The Knowledge
Sharing Foundation
Balancing the evaluation of DARPA computer science
with NSF natural science
Authored
by
January
4st, 2003
The AI/connectionist balance is not the only issue.
The connectionist paradigm has two forms of expression. One
expression simply ignores work on the correspondence between a model and the
features/functions/structure of the natural world.
But the connectionist paradigm can have a different form of
expression. This expression suggests that the mathematics of neural or
genetic models is less than rich enough to capture the true nature of something
like human cognition. The conjectured limitation
of Hilbert mathematics is a deep challenge to modern science.
The second class of models are of different types, differential
equations, finite state transforms, computer programs, stochastic; as is the
case with the first form of connectionist expression. The mathematics
serves as a look into the biology, but as we study the mathematics of
theoretical biology the less biology was he able to see.
This second line of thought requires open loop architecture between the
formalism and humans in the loop. This
architecture accounts for the fundamental difference between logic running on a
machine and human cognitive acuity. The
OntologyStream technology has exploited this architecture, in a way that is
easy to understand.
The required human in the loop exists there so that corrections can be
made when a separation between model and natural system is discovered.
Sensemaking literatures are relevant here. But the problems with computer
science and Hilbert mathematics are not so easily addressed. So we have
philosophical issues that need to be addressed by natural science.
The question that we have raised is about the optimality of the current
evaluation and deployment decisions. Are these decisions really
informed by natural science? Are the
decisions biased towards a strict form of scientific reductionism?
As someone mentioned to me recently:
"I think you are very correct about the "strong" AI position. It seems to include a *religious* belief about a Theory of Mind -- which even cognitive psychology rejected as impractical in the mid '80. To quote the title of one article by Jenson, "You Can't Play Twenty Questions with Nature." The resolution was that mental models are appropriate to the extent that they are practical, such as in specific models for specific tasks, such as for human factors. In contrast, AI was founded with a teleological imperative to replace humans one day.”
There are powerful people in academic and in the funding agencies that
claim that “brain = mind”. Francis
Crick’s book “The Amazing Hypothesis” is one of many examples of this religious
type belief. But beyond this reductionist
camp, there is a deep science literature that is not fundamentalist.
The core economic/security issue has to do with the interface between
human cognitive processes and its world.
The issue comes around, in an important way, in how I have talked about
a differential ontology that moves back and forth between Latent Semantic
Indexing (measuring the linguistic variation in text corpus) and relational
models (like taxonomy or databases).

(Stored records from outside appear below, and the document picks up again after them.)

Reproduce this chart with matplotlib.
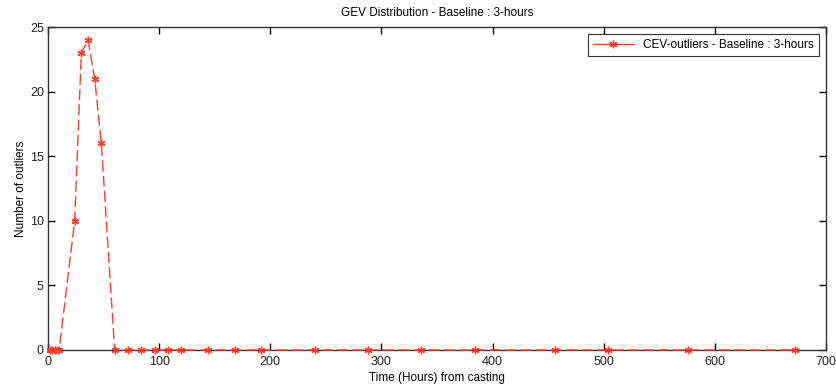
import matplotlib
matplotlib.use("Agg")
import matplotlib.pyplot as plt

# hours from casting and number of outliers
hours = [2, 4, 6, 8, 10, 24, 30, 36, 42, 48, 60, 72, 84, 96, 108, 120,
         144, 168, 192, 240, 288, 336, 384, 456, 504, 576, 672]
outliers = [0, 0, 0, 0, 0, 10, 23, 24, 21, 16, 0, 0, 0, 0, 0, 0,
            0, 0, 0, 0, 0, 0, 0, 0, 0, 0, 0]

x_ticks = [0, 100, 200, 300, 400, 500, 600, 700]
y_ticks = [0, 5, 10, 15, 20, 25]

plt.rcParams['font.family'] = ['Liberation Sans', 'DejaVu Sans']

fig = plt.figure(figsize=(8.36, 3.86), dpi=100)
ax = fig.add_axes([0.0574, 0.0933, 0.9306, 0.8367])

red = '#ff3a2a'
ax.plot(hours, outliers, color=red, linestyle=(0, (8, 3)), linewidth=1.0,
        marker=(6, 2, 0), markersize=5.5, markeredgewidth=1.0,
        markeredgecolor=red, clip_on=False, zorder=3,
        label='CEV-outliers - Baseline : 3-hours')

ax.set_xlim(0, 700)
ax.set_ylim(0, 25)
ax.set_xticks(x_ticks)
ax.set_yticks(y_ticks)
ax.tick_params(direction='in', top=True, right=True, length=5, width=1,
               labelsize=9, labelcolor='#222222')
ax.tick_params(axis='x', pad=4)
ax.tick_params(axis='y', pad=3)
for s in ax.spines.values():
    s.set_color('#333333')
    s.set_linewidth(1.0)

ax.set_title('GEV Distribution - Baseline : 3-hours', fontsize=8.5, pad=8)
ax.set_xlabel('Time (Hours) from casting', fontsize=8.5, labelpad=3)
ax.set_ylabel('Number of outliers', fontsize=8.5, labelpad=2)

leg = ax.legend(loc='upper right', fontsize=8.5, fancybox=False,
                framealpha=1, edgecolor='#333333', handlelength=3.5,
                borderaxespad=0.6)
leg.get_frame().set_linewidth(0.8)
for h in leg.get_lines():
    h.set_linestyle('-')

fig.savefig('out.png', dpi=100)
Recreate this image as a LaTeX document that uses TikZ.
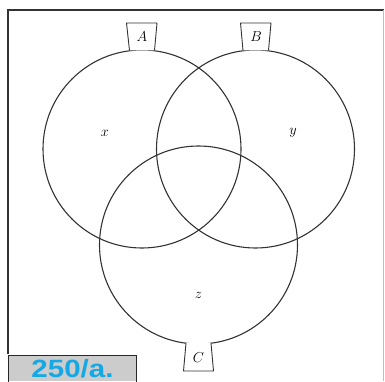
\documentclass[tikz,border=0pt]{standalone}
\usepackage{fontspec}
\newfontfamily\labelfont{Liberation Sans}
\definecolor{capblue}{RGB}{20,168,228}
\begin{document}
\begin{tikzpicture}[x=1pt,y=1pt,
  venn/.style={circle,draw=black!80,line width=1.1pt,minimum size=198pt,inner sep=0pt},
  tab/.style={draw=black!80,line width=0.9pt,fill=white},
  setlab/.style={font=\fontsize{15}{17}\selectfont,inner sep=0pt},
  varlab/.style={font=\fontsize{15}{17}\selectfont,inner sep=0pt}]
\useasboundingbox (0,0) rectangle (385,381);
% frame
\draw[black!80,line width=1.4pt] (8,27) -- (8,371) -- (384,371);
\draw[black!25,line width=1pt] (383,371) -- (383,0);
% circles
\node[venn] (A) at (142,232) {};
\node[venn] (B) at (255.5,232) {};
\node[venn] (C) at (198.5,136) {};
% tabs
\draw[tab] (129.5,330.5) -- (126.5,358) -- (157,358) -- (154.5,330.5);
\draw[tab] (243,330.5) -- (240.5,358) -- (271,358) -- (268.5,330.5);
\draw[tab] (186,38) -- (183.5,10) -- (213.5,10) -- (211,38);
\node[setlab] (la) at (142,344) {$A$};
\node[setlab] (lb) at (256,344) {$B$};
\node[setlab] (lc) at (198.5,23) {$C$};
% region labels
\node[varlab] (x) at (105,248) {$x$};
\node[varlab] (y) at (293,248) {$y$};
\node[varlab] (z) at (198.5,86) {$z$};
% caption box
\fill[black!20] (8,0) rectangle (136,26);
\draw[black!85,line width=1pt] (8,-2) -- (8,26) -- (136,26) -- (136,-2);
\node[anchor=base,inner sep=0pt,text=capblue,font=\labelfont\bfseries\fontsize{25}{30}\selectfont,xscale=1.18] (cap) at (72.5,4) {250/a.};
\end{tikzpicture}
\end{document}
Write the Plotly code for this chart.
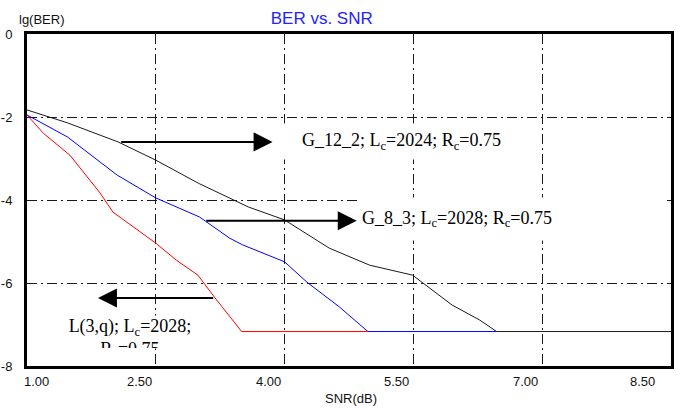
import plotly.graph_objects as go

# ---- data ----
snr_g12 = [1.0, 1.47, 2.06, 2.5, 3.0, 3.36, 3.58, 4.0, 4.52, 4.99, 5.49, 5.95, 6.27, 6.47, 8.5]
ber_g12 = [-1.83, -2.14, -2.6, -3.04, -3.6, -3.95, -4.17, -4.48, -5.16, -5.57, -5.81, -6.53, -6.89, -7.17, -7.17]

snr_g8 = [1.0, 1.47, 2.05, 2.5, 3.01, 3.36, 3.51, 4.0, 4.26, 4.64, 4.97, 6.47]
ber_g8 = [-1.95, -2.48, -3.4, -3.95, -4.41, -4.92, -5.08, -5.49, -5.98, -6.58, -7.17, -7.17]

snr_l3 = [1.0, 1.19, 1.5, 1.85, 2.0, 2.5, 2.74, 2.99, 3.19, 3.36, 3.5, 4.97]
ber_l3 = [-1.95, -2.39, -2.92, -3.83, -4.29, -5.04, -5.45, -5.81, -6.36, -6.82, -7.17, -7.17]

x_ticks = [1.0, 2.5, 4.0, 5.5, 7.0, 8.5]
x_tick_labels = ["1.00", "2.50", "4.00", "5.50", "7.00", "8.50"]
y_ticks = [0, -2, -4, -6, -8]
y_tick_labels = ["0", "-2", "-4", "-6", "-8"]

title_text = "BER vs. SNR"
x_title = "SNR(dB)"
y_title = "lg(BER)"
label_g12 = "G_12_2; L<sub>c</sub>=2024; R<sub>c</sub>=0.75"
label_g8 = "G_8_3; L<sub>c</sub>=2028; R<sub>c</sub>=0.75"
label_l3 = "L(3,q); L<sub>c</sub>=2028;<br>R<sub>c</sub>=0.75"

# ---- figure ----
fig = go.Figure()
fig.add_trace(go.Scatter(x=snr_g12, y=ber_g12, mode="lines",
                         line=dict(color="#1a1a1a", width=1), showlegend=False))
fig.add_trace(go.Scatter(x=snr_g8, y=ber_g8, mode="lines",
                         line=dict(color="#0000ff", width=1), showlegend=False))
fig.add_trace(go.Scatter(x=snr_l3, y=ber_l3, mode="lines",
                         line=dict(color="#ff0000", width=1), showlegend=False))

sans = "Liberation Sans"
serif = "Liberation Serif"
grid_dash = "10px,4px,2px,4px"

fig.update_layout(
    width=686, height=411,
    margin=dict(l=27, r=15, t=34, b=45),
    paper_bgcolor="white", plot_bgcolor="white",
    title=dict(text=title_text, x=0.469, xanchor="center", xref="container",
               y=0.956, yanchor="middle", yref="container",
               font=dict(family=sans, size=17, color="#2323ff")),
    showlegend=False,
)
fig.update_xaxes(range=[1, 8.5], tickvals=x_ticks, showticklabels=False,
                 showgrid=True, gridcolor="#1a1a1a", gridwidth=1, griddash=grid_dash,
                 showline=True, linecolor="black", linewidth=3, mirror=True,
                 zeroline=False, ticks="", automargin=False)
fig.update_yaxes(range=[-8, 0], tickvals=y_ticks, ticktext=y_tick_labels,
                 tickfont=dict(family=sans, size=13, color="#111"),
                 ticklabelstandoff=9,
                 showgrid=True, gridcolor="#1a1a1a", gridwidth=1, griddash=grid_dash,
                 showline=True, linecolor="black", linewidth=3, mirror=True,
                 zeroline=False, ticks="", automargin=False)

ann = []
# x tick labels (right-aligned against their grid line, as in the reference)
for i, (v, t) in enumerate(zip(x_ticks, x_tick_labels)):
    if i == 0:
        anchor, shift = "left", -5
    elif i == len(x_ticks) - 1:
        anchor, shift = "right", -14
    else:
        anchor, shift = "right", -2
    ann.append(dict(x=v, xref="x", y=0, yref="paper", yanchor="middle", yshift=-15,
                    xanchor=anchor, xshift=shift, text=t, showarrow=False,
                    font=dict(family=sans, size=13, color="#111")))
# axis titles
ann.append(dict(x=0.5, xref="paper", xshift=2, y=0, yref="paper", yshift=-32,
                yanchor="middle", xanchor="center", text=x_title, showarrow=False,
                font=dict(family=sans, size=13, color="#111")))
ann.append(dict(x=0, xref="paper", xshift=-10, y=1, yref="paper", yshift=15,
                yanchor="middle", xanchor="left", text=y_title, showarrow=False,
                font=dict(family=sans, size=13, color="#111")))

# text boxes
tfont = dict(family=serif, size=18, color="black")
ann.append(dict(x=5.36, xref="x", y=-2.6, yref="y", xanchor="center", yanchor="middle",
                text=label_g12, showarrow=False, width=255, height=35, align="center",
                bgcolor="white", borderpad=0, font=tfont))
ann.append(dict(x=4.84, xref="x", y=-4.46, yref="y", xanchor="left", yanchor="middle",
                text=label_g8, showarrow=False, width=300, height=34, align="left",
                bgcolor="white", borderpad=4, font=tfont))
ann.append(dict(x=2.198, xref="x", y=-6.77, yref="y", xanchor="center", yanchor="top",
                text=label_l3, showarrow=False, width=194, height=32, align="center",
                valign="top", bgcolor="white", borderpad=0, font=tfont))

# arrows
arrows = [((3.86, -2.6), (2.08, -2.6)),
          ((4.84, -4.5), (3.07, -4.5)),
          ((1.826, -6.36), (3.186, -6.36))]
for (hx, hy), (tx, ty) in arrows:
    ann.append(dict(x=hx, y=hy, xref="x", yref="y", ax=tx, ay=ty, axref="x", ayref="y",
                    text="", showarrow=True, arrowhead=2, arrowsize=1.9, arrowwidth=2,
                    arrowcolor="black", standoff=0, startstandoff=0))

fig.update_layout(annotations=ann)
fig.write_html("out.html")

The problem is how to put structure
to data that is not highly structured, in circumstances where the data may be
misrepresented, spoofed, incomplete and inconsistent, and for which good models
do not exist.
One can make the observation that the innovations that are
MOST relevant to addressing the current intelligence needs.
We call for a conference of natural scientists to make peer review
about which software capabilities are to be tested, and HOW these are to be
tested, for deployment.
In order for this review to occur, the government must recognize that
the expertise on this problem is not within the agencies; it is within a
science community that has not traditionally received federal support for
research.
We must step in to demonstrate that a new capability can easily be built that
provides Human-centric Information Production Systems (HIP) with human vetting
of the fidelity of this information.
Many say, "well this is the system, what can we do about
it?" How can something that does
not exist, and that has been inhibited for a very long time, come into
existence?
From a deep scientific open question, regarding the nature of
measurement, we may step into an analysis regarding whether the technology
evaluation and procurement process is serving the nation, or serving the
private interests of a few large vendor corporations. It certainly
appears that there is a problem, and perhaps the appearance is enough to concern
policy makers. Opening the process of evaluation is the first step in
making sure that the appearance of a problem is managed.
How to raise this issue with Industry leaders? Do they feel that the evaluation process
makes rational sense? Is there a
way to boot strap the Business-to-Business technologies by first solving the
intelligence vetting needs of the American intelligence community?
The notion we have observed is that there is a well-recognized mismatch
between the needs of the intelligence analysts and the systems that are
developed by vendors. The question of business models so dominates this
process as to make the process highly burdened as well as not being fully
informed about the deep open issues.
The Knowledge Sharing Foundation takes a
different approach towards the evaluation and deployment of core innovations.